In the National Health And Hospitals Network For Australia’s Future, the Government recognizes two pressing problems in health care financing and administration – fragmentation of services, leading to cost and blame shifting, and our country’s high rate of hospitalization, resulting, in part, from a lack of integration between primary care and hospital care.
On this latter point, the report finds:
The Australian Institute of Health and Welfare has estimated that potentially
preventable hospitalisations represented 9.3% of all hospitalisations in
2007-08. This equates to approximately 441,000 hospitalisations in public
hospitals, with an average cost of about $4,230 per episode of care.
What that means is that if the Government can get primary care to take the load off hospitals, there could be a saving in hospital costs of almost $2 billion a year.
Just how the Commonwealth will integrate primary care and hospital care, however, is not
clear. Local Hospital Networks will integrate regional hospitals, but they will be responsible for hospital care only. The only reference to their wider integration role is that they “will be obliged to work with local primary health care providers”.
It is notable that the Commonwealth is to fund 60 percent of the “efficient” price of hospital care, leaving the states to pick up the balance and any gap between the “efficient” price and actual costs. In other words, the Commonwealth is taking responsibility for funding, but is taking less responsibility for managing. This is similar to its Medicare reimbursements, which leaves consumers paying the open-ended gap. It is still only in the Pharmaceutical Benefits Scheme where we see the Commonwealth exercising strong price control, guided by cost-benefit assessment.
The Commonwealth may be overselling the virtues of combining funding streams. Even if all or most of government funding comes from the Commonwealth, it will still be allocated into different programs, as it is now. For at least 35 years the Commonwealth has funded the Medical Benefits Scheme and the Pharmaceutical Benefits Scheme, but they operate as separate programs, with different payment methods and different structures of consumer co-payments. The inconsistencies in levels and types of co-payments lead to consumer confusion, and tend to direct consumers to services with lower co-payments rather than the most cost-efficient services. It is disappointing that this problem is not
addressed. Jennifer Doggett’s recent paper for the Centre for Policy Development outlines clear and simple solutions to the co-payments mess.

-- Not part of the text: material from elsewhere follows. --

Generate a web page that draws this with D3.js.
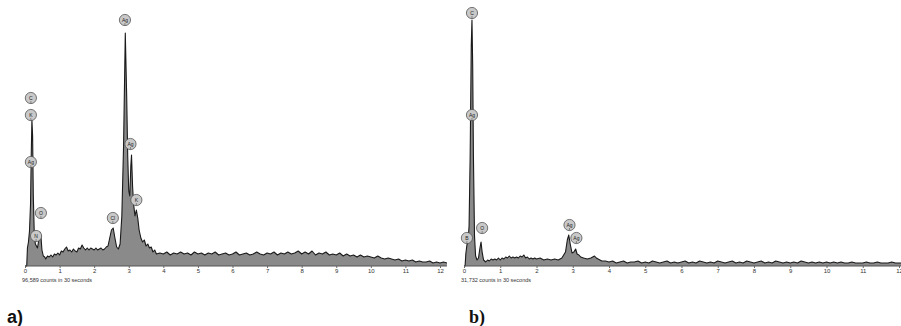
<!DOCTYPE html>
<html>
<head>
<meta charset="utf-8">
<script src="https://cdn.jsdelivr.net/npm/d3@7"></script>
<style>
  body { margin: 0; background: #fff; }
  svg { display: block; }
</style>
</head>
<body>
<svg id="chart"></svg>
<script>
// spectrum a) : peak region as [keV, counts], tail as counts every 0.1 keV
const peaksA = [
  [0, 0], [0.05, 0], [0.07, 18], [0.1, 24], [0.13, 35], [0.16, 62], [0.18, 110], [0.2, 146],
  [0.22, 130], [0.24, 70], [0.27, 30], [0.3, 22], [0.33, 20], [0.36, 18], [0.39, 24], [0.43, 34],
  [0.46, 30], [0.49, 16], [0.53, 10], [0.57, 9], [0.6, 7], [0.65, 10], [0.7, 9], [0.75, 11],
  [0.8, 9], [0.85, 12], [0.9, 11], [0.95, 13], [1.0, 11], [1.05, 15], [1.1, 14], [1.15, 17],
  [1.2, 19], [1.25, 15], [1.3, 16], [1.35, 14], [1.4, 17], [1.45, 15], [1.5, 14], [1.55, 18],
  [1.6, 17], [1.65, 21], [1.7, 18], [1.75, 16], [1.8, 18], [1.85, 16], [1.9, 18], [1.95, 17],
  [2.0, 16], [2.05, 18], [2.1, 16], [2.15, 17], [2.2, 18], [2.25, 16], [2.3, 17], [2.35, 19],
  [2.4, 20], [2.45, 28], [2.5, 36], [2.55, 38], [2.6, 28], [2.65, 19], [2.7, 17], [2.75, 22],
  [2.8, 50], [2.85, 120], [2.9, 233], [2.94, 170], [2.97, 110], [3.0, 75], [3.03, 70], [3.06, 100],
  [3.08, 111], [3.11, 80], [3.14, 62], [3.18, 50], [3.22, 56], [3.26, 48], [3.3, 36], [3.35, 28],
  [3.4, 24], [3.45, 26], [3.5, 20], [3.55, 22], [3.6, 18], [3.65, 19], [3.7, 14], [3.75, 16],
  [3.8, 12]
];
const tailA = [
  13,
  12, 14, 11, 13, 12, 14, 12, 13, 11, 14,
  12, 13, 11, 13, 12, 14, 11, 12, 13, 11,
  12, 14, 11, 12, 13, 11, 12, 14, 12, 11,
  13, 12, 14, 11, 13, 12, 14, 12, 13, 15,
  12, 14, 12, 15, 11, 13, 12, 14, 11, 12,
  11, 13, 10, 12, 10, 11, 9, 11, 9, 10,
  9, 8, 10, 8, 7, 8, 7, 6, 7, 5,
  6, 5, 6, 4, 5, 4, 4, 5, 3, 4,
  3, 4, 3
];

// spectrum b)
const peaksB = [
  [0, 0], [0.03, 0], [0.05, 12], [0.08, 21], [0.11, 24], [0.14, 40], [0.17, 110], [0.2, 220],
  [0.22, 246], [0.24, 200], [0.26, 110], [0.29, 30], [0.32, 10], [0.36, 6], [0.4, 8], [0.44, 18],
  [0.47, 24], [0.5, 14], [0.54, 6], [0.6, 4], [0.65, 6], [0.7, 5], [0.75, 7], [0.8, 6],
  [0.85, 7], [0.9, 6], [0.95, 8], [1.0, 6], [1.05, 8], [1.1, 7], [1.15, 9], [1.2, 8],
  [1.25, 10], [1.3, 8], [1.35, 9], [1.4, 8], [1.45, 9], [1.5, 8], [1.55, 10], [1.6, 9],
  [1.65, 11], [1.7, 8], [1.75, 9], [1.8, 7], [1.85, 8], [1.9, 7], [1.95, 8], [2.0, 7],
  [2.1, 8], [2.2, 6], [2.3, 7], [2.4, 6], [2.5, 7], [2.6, 6], [2.7, 8], [2.8, 14],
  [2.85, 26], [2.89, 31], [2.93, 22], [2.98, 13], [3.03, 14], [3.08, 17], [3.12, 12], [3.17, 11],
  [3.22, 9], [3.3, 8], [3.4, 7], [3.5, 8], [3.55, 9], [3.6, 10], [3.65, 8], [3.7, 7],
  [3.8, 5]
];
const tailB = [
  5,
  4, 5, 3, 4, 5, 3, 4, 4, 5, 3,
  4, 3, 5, 4, 3, 4, 5, 3, 4, 3,
  4, 5, 3, 4, 3, 5, 4, 3, 4, 3,
  5, 4, 3, 4, 5, 3, 4, 3, 5, 4,
  3, 4, 5, 3, 4, 3, 5, 4, 3, 4,
  3, 4, 3, 5, 4, 3, 4, 3, 4, 3,
  4, 3, 4, 3, 4, 3, 3, 4, 3, 3,
  3, 4, 3, 3, 4, 3, 3, 3, 4, 3,
  3, 3
];

// element markers: [element, keV, counts level of the marker]
const labelsA = [
  ["Ag", 2.89, 246], ["C", 0.17, 168], ["K", 0.17, 151], ["Ag", 0.17, 104],
  ["O", 0.46, 53], ["N", 0.32, 30], ["Cl", 2.54, 48], ["Ag", 3.05, 122], ["K", 3.22, 66]
];
const labelsB = [
  ["C", 0.22, 253], ["Ag", 0.22, 151], ["B", 0.08, 28], ["O", 0.5, 38],
  ["Ag", 2.91, 41], ["Ag", 3.1, 28]
];

const ticks = d3.range(0, 13);
const countsA = "96,589 counts in 30 seconds";
const countsB = "31,732 counts in 30 seconds";

const W = 901, H = 326;
const svg = d3.select("#chart").attr("width", W).attr("height", H);

function withTail(peaks, tail) {
  return peaks.concat(tail.map((c, i) => [3.9 + i * 0.1, c]));
}

function panel(cfg) {
  const x = d3.scaleLinear([0, 12], cfg.xRange);
  const y = d3.scaleLinear([0, 260], [266, 6]);
  const g = svg.append("g");

  const area = d3.area().x(d => x(d[0])).y0(y(0)).y1(d => y(d[1]));
  const line = d3.line().x(d => x(d[0])).y(d => y(d[1]));

  g.append("path").attr("d", area(cfg.data)).attr("fill", "#8a8a8a");
  g.append("path").attr("d", line(cfg.data)).attr("fill", "none")
   .attr("stroke", "#1a1a1a").attr("stroke-width", 1.1).attr("stroke-linejoin", "round");

  // x axis
  const axis = d3.axisBottom(x).tickValues(ticks).tickSize(2).tickPadding(1).tickSizeOuter(0);
  g.append("g").attr("transform", `translate(0,${y(0)})`).call(axis)
   .call(a => a.select(".domain").attr("stroke", "#555").attr("d", `M${x(0)},0H${x(cfg.xMax)}`))
   .call(a => a.selectAll(".tick line").attr("stroke", "#666"))
   .call(a => a.selectAll(".tick text").attr("fill", "#333")
               .style("font", "6px 'Liberation Sans', sans-serif"));

  g.append("text").attr("x", x(0) - 3).attr("y", 282)
   .style("font", "5.5px 'Liberation Sans', sans-serif").attr("fill", "#333")
   .text(cfg.counts);

  // element markers
  const m = g.selectAll("g.mark").data(cfg.labels).join("g").attr("class", "mark")
             .attr("transform", d => `translate(${x(d[1])},${y(d[2])})`);
  m.append("circle").attr("r", 5.6).attr("fill", "#c9c9c9").attr("stroke", "#555").attr("stroke-width", 0.8);
  m.append("line").attr("y1", 3).attr("y2", 5.6).attr("stroke", "#555").attr("stroke-width", 0.6);
  m.append("text").attr("text-anchor", "middle").attr("y", 1.5)
   .style("font", "5px 'Liberation Sans', sans-serif").attr("fill", "#222")
   .text(d => d[0]);

  g.append("text").attr("x", cfg.tagX).attr("y", 323)
   .style("font", cfg.tagFont).attr("fill", "#111").text(cfg.tag);
}

panel({
  data: withTail(peaksA, tailA), labels: labelsA, xRange: [25, 440], xMax: 12.2,
  counts: countsA, tag: "a)", tagX: 7, tagFont: "bold 18px 'Liberation Sans', sans-serif"
});
panel({
  data: withTail(peaksB, tailB), labels: labelsB, xRange: [464, 899], xMax: 12.1,
  counts: countsB, tag: "b)", tagX: 469, tagFont: "bold 18px 'Liberation Serif', serif"
});
</script>
</body>
</html>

Another issue left in the “too hard” tray is the funding of private hospitals. Although they
provide 40% of all hospital episodes of care, they are outside the mainstream of health care funding. Funding of private hospital care is disjointed, some coming through private insurance, some through the Medical Benefits Scheme, some through the Pharmaceutical Benefits Scheme and the balance through co-payments. There is no reason why they should not be brought into the same integrated funding scheme as public hospitals, on a competitive basis. That would reduce our dependence on private insurance – an expensive and inequitable way to share health care costs – and would mean all Australians, regardless of means, would have access to the same hospital facilities, private or public, consistent with the Government’s policy of social inclusion.
To its credit, however, the Commonwealth, while drawing on many of the commonsense
recommendations of the National Health and Hospitals Reform Commission, has wisely ignored two of the Commission’s more outrageous suggestions – its “Denticare” plan, which would have seen tax funding for dental care churned through private insurance, and its “Medicare Select” option, which would have entrenched private insurance as a paternalistic bureaucracy between consumers and health care providers.
It’s a promising start, but there is still more to be done.